I'm not sure what skin tone is universally understood as "olive-skinned": my mother's used it to describe both my old German teacher (a very pasty Welshwoman) and her own half-Somali granddaughters!
I’m currently looking at my Spanish gf trying to figure out if she looks like an olive.
I think the best synonym to describe olive skin is mediterranian. And I'm portuguese.
Thanks! I was just wondering about this yesterday!
People can get prickly about the term olive-skinned if they think you're trying to downplay or deny someone's racial or ethnic heritage. I remember there was some controversy when Jennifer Lawrence was cast in The Hunger Games because in the book Katniss is described as being olive-skinned, which Lawrence is not. And since the character is from Appalachia, people suggested that she could have been Melungeon, a mixed-race ethnicity from the region. While I believe the author said that wasn't her intent, I do think the controversy informed the decision to cast Rachel Zegler in the prequel (she's not Melungeon, but she is mixed white and Latina).
didn't people in ancient times in the mediterranean countries used to rub olive oil on their skin? i always assumed that's why we got called olive skinned. my grandma used to have a little vial of olive oil to rub on like her elbows and such, i think for dry skin
Someone can also end up with olive tone if one of their parents is darker and the other parent is lighter and they end up somewhere in the middle, even if neither parent has Mediterranean origins.
clicked off after the detailed explanation of what an olive was like i'm an alien who just landed on earth.
If they have been pitted and stuffed with pimento, then “olive” might be suitable
I also hate olives the fruit
That greenish shade of green only occurs when olives are picked before they are fully matute (hence, they are literally and metaphorically green).
If you let the olives mature, they become almost black.
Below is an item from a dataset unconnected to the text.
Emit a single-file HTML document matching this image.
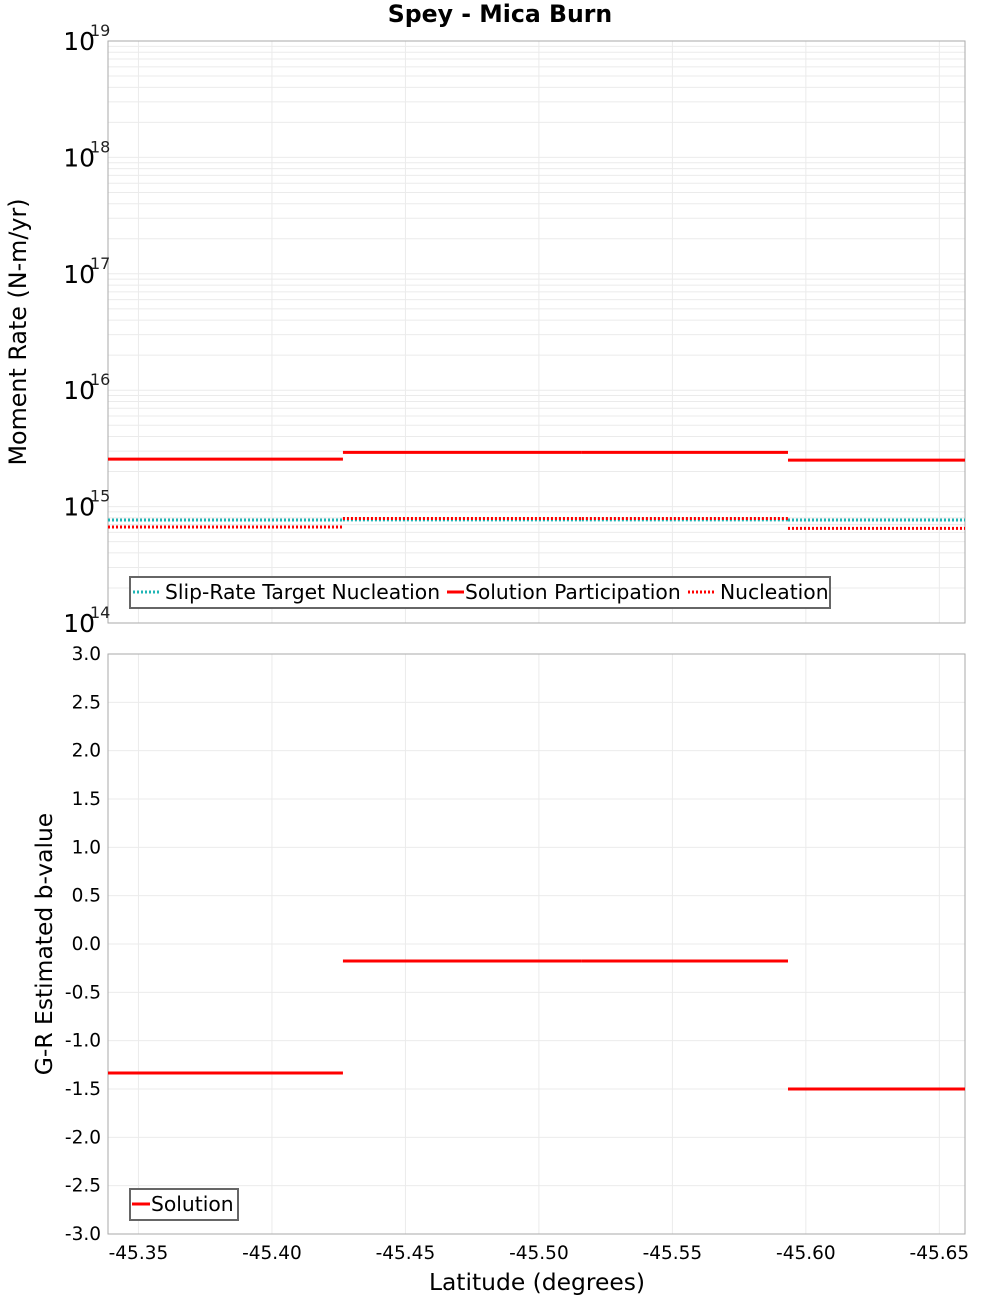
<!DOCTYPE html>
<html><head><meta charset="utf-8"><style>
body{margin:0;background:#fff;}
svg{display:block;font-family:"DejaVu Sans","Liberation Sans",sans-serif;}
</style></head><body>
<svg id="chart" width="1000" height="1300" xmlns="http://www.w3.org/2000/svg"></svg>
<script>
// Data
const segStarts = [-45.3386, -45.4266, -45.5161, -45.5933];
const segEnds   = [-45.4266, -45.5161, -45.5933, -45.6596];
const targetNucleation = [7.67e14, 7.7e14, 7.7e14, 7.67e14];
const solutionParticipation = [2.56e15, 2.92e15, 2.92e15, 2.51e15];
const nucleation = [6.68e14, 7.9e14, 7.9e14, 6.5e14];
const bValues = [-1.334, -0.176, -0.176, -1.5];
const xTicks = [-45.35, -45.40, -45.45, -45.50, -45.55, -45.60, -45.65];
const xTickLabels = ["-45.35","-45.40","-45.45","-45.50","-45.55","-45.60","-45.65"];
const logDecades = [14, 15, 16, 17, 18, 19];
const bTicks = [3.0,2.5,2.0,1.5,1.0,0.5,0.0,-0.5,-1.0,-1.5,-2.0,-2.5,-3.0];

const svg = document.getElementById('chart');
const NS = 'http://www.w3.org/2000/svg';
const L = 108, R = 965;
const T1 = 41, B1 = 623, T2 = 654, B2 = 1234;
const xMin = -45.3386, xMax = -45.6596;
function X(v){ return L + (v - xMin) / (xMax - xMin) * (R - L); }
function Y1(v){ return B1 - (Math.log10(v) - 14) / 5 * (B1 - T1); }
function Y2(v){ return B2 - (v + 3) / 6 * (B2 - T2); }
function el(tag, attrs, parent){ const e = document.createElementNS(NS, tag); for (const k in attrs) e.setAttribute(k, attrs[k]); (parent||svg).appendChild(e); return e; }

const p1 = el('rect', {x:L, y:T1, width:R-L, height:B1-T1, fill:'#fff'});


const p2 = el('rect', {x:L, y:T2, width:R-L, height:B2-T2, fill:'#fff'});



const grid = el('g', {stroke:'#ebebeb', 'stroke-width':1});


xTicks.forEach(t => {
  const x = X(t);
  el('line', {x1:x, x2:x, y1:T1, y2:B1}, grid);
  el('line', {x1:x, x2:x, y1:T2, y2:B2}, grid);
});
for (let d = 14; d < 19; d++) {
  for (let m = 1; m <= 9; m++) {
    const y = Y1(m * Math.pow(10, d));
    el('line', {x1:L, x2:R, y1:y, y2:y}, grid);
  }
}
bTicks.forEach(t => { const y = Y2(t); el('line', {x1:L, x2:R, y1:y, y2:y}, grid); });

el('rect', {x:L, y:T1, width:R-L, height:B1-T1, fill:'none', stroke:'#aaa'});
el('rect', {x:L, y:T2, width:R-L, height:B2-T2, fill:'none', stroke:'#aaa'});

function drawSegs(vals, color, dash, name, Yf){
  const g = el('g', {stroke:color, 'stroke-width':3, fill:'none'});
  
  
  vals.forEach((v, i) => {
    const ln = el('line', {x1:X(segStarts[i]), x2:X(segEnds[i]), y1:Yf(v), y2:Yf(v)}, g);
    if (dash) ln.setAttribute('stroke-dasharray', dash);
    
    
  });
}
drawSegs(targetNucleation, '#1fb5b5', '2,2', 'slip-rate-target-nucleation', Y1);
drawSegs(solutionParticipation, '#ff0000', null, 'solution-participation', Y1);
drawSegs(nucleation, '#ff0000', '2,2', 'nucleation', Y1);
drawSegs(bValues, '#ff0000', null, 'b-value-solution', Y2);

const title = el('text', {x:500, y:22, 'text-anchor':'middle', 'font-size':23.6, 'font-weight':'bold'});
title.textContent = 'Spey - Mica Burn';



logDecades.forEach(d => {
  const y = Y1(Math.pow(10, d));
  const t = el('text', {x:95, y:y+9, 'text-anchor':'end', 'font-size':25});
  t.textContent = '10';
  
  
  const s = el('text', {x:90, y:y-5, 'font-size':16, fill:'#222'});
  s.textContent = String(d);
  
  
});
bTicks.forEach(v => {
  const t = el('text', {x:101, y:Y2(v)+6, 'text-anchor':'end', 'font-size':18.5});
  t.textContent = v.toFixed(1);
  
  
});
xTicks.forEach((v, i) => {
  const t = el('text', {x:X(v), y:1259, 'text-anchor':'middle', 'font-size':18.5});
  t.textContent = xTickLabels[i];
  
  
});

const xt = el('text', {x:537, y:1290, 'text-anchor':'middle', 'font-size':23.4});
xt.textContent = 'Latitude (degrees)';


const yt1 = el('text', {x:0, y:0, 'text-anchor':'middle', 'font-size':23.8, transform:'translate(26,332) rotate(-90)'});
yt1.textContent = 'Moment Rate (N-m/yr)';


const yt2 = el('text', {x:0, y:0, 'text-anchor':'middle', 'font-size':23.4, transform:'translate(52,944) rotate(-90)'});
yt2.textContent = 'G-R Estimated b-value';



const lg1 = el('g', {});


el('rect', {x:130, y:577, width:700, height:31, fill:'#fff', stroke:'#666', 'stroke-width':2}, lg1);
const items = [
  {x:133, tx:165, lbl:'Slip-Rate Target Nucleation', c:'#1fb5b5', d:'2,2', n:'legend-entry-target'},
  {x:447, tx:465, lbl:'Solution Participation', c:'#ff0000', d:null, n:'legend-entry-participation'},
  {x:688, tx:720, lbl:'Nucleation', c:'#ff0000', d:'2,2', n:'legend-entry-nucleation'}
];
items.forEach(it => {
  const g = el('g', {}, lg1);
  
  
  const ln = el('line', {x1:it.x, x2:it.x+(it.d?28:17), y1:592, y2:592, stroke:it.c, 'stroke-width':3}, g);
  if (it.d) ln.setAttribute('stroke-dasharray', it.d);
  const t = el('text', {x:it.tx, y:599, 'font-size':20.3}, g);
  t.textContent = it.lbl;
});
const lg2 = el('g', {});


el('rect', {x:130, y:1189, width:108, height:31, fill:'#fff', stroke:'#666', 'stroke-width':2}, lg2);
el('line', {x1:132, x2:150, y1:1204, y2:1204, stroke:'#ff0000', 'stroke-width':3}, lg2);
const t2 = el('text', {x:151, y:1211, 'font-size':20.3}, lg2);
t2.textContent = 'Solution';
</script>
</body></html>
ahh I made the connection with yellow limes but not green olives, theyre just unripe black olives (tho different varieties usually for different choice of ripeness presumably)
I typically prefer to date pale freckled skin ginger women than olive skin Mediterranean women. I'm a Yank. That Limey men are often repulsed by freckled ginger women seems strange to me. It's probably based in anti-Irish bigotry.
Interesting!
The olive is not the only fruit that is a skin tone.
Don't forget President Trump and his orange-colored skin. Oranges are fruits. 🟠
It's not.
Episode over.
shoutout to Yakub (Peace Be Upon Him) for using literal olives to create my skin tone
Metetrianan skin does have a green undertone. You can especially see it when my wife doesnt have a tan who has sicilian and Lebanese ancestry.
"Caucasian" is a race, not a skin tone. For instance; most South Asians are caucasian, but have tanned skin. Most Swedish are also caucasian, but have fair skin.
Races are also pseudoscience.
because Yakub (Peace Be Upon Him) in his unending genius originally used olives to create this color.
As a white race man, I'm so glad we were created. Praise be Yakub!
Olive skinned doesn’t mean tanned and Caucasian doesn’t mean white. Where did you get this misinformation from?
Caucasian absolutely has been used to mean white-skinned. The story behind why is a clusterfk of colonialism and eugenics (Patrick should totally make a video about it) and that's part of why it has fallen out of use, but you still see it on forms sometimes.
olive creates a color that most people get from tanning, and caucasian has always been used to descrivbe white people
Have you seriously never heard of people use white and Caucasian interchangeably
I remember somebody using the term I don't remember why and where it happened tho.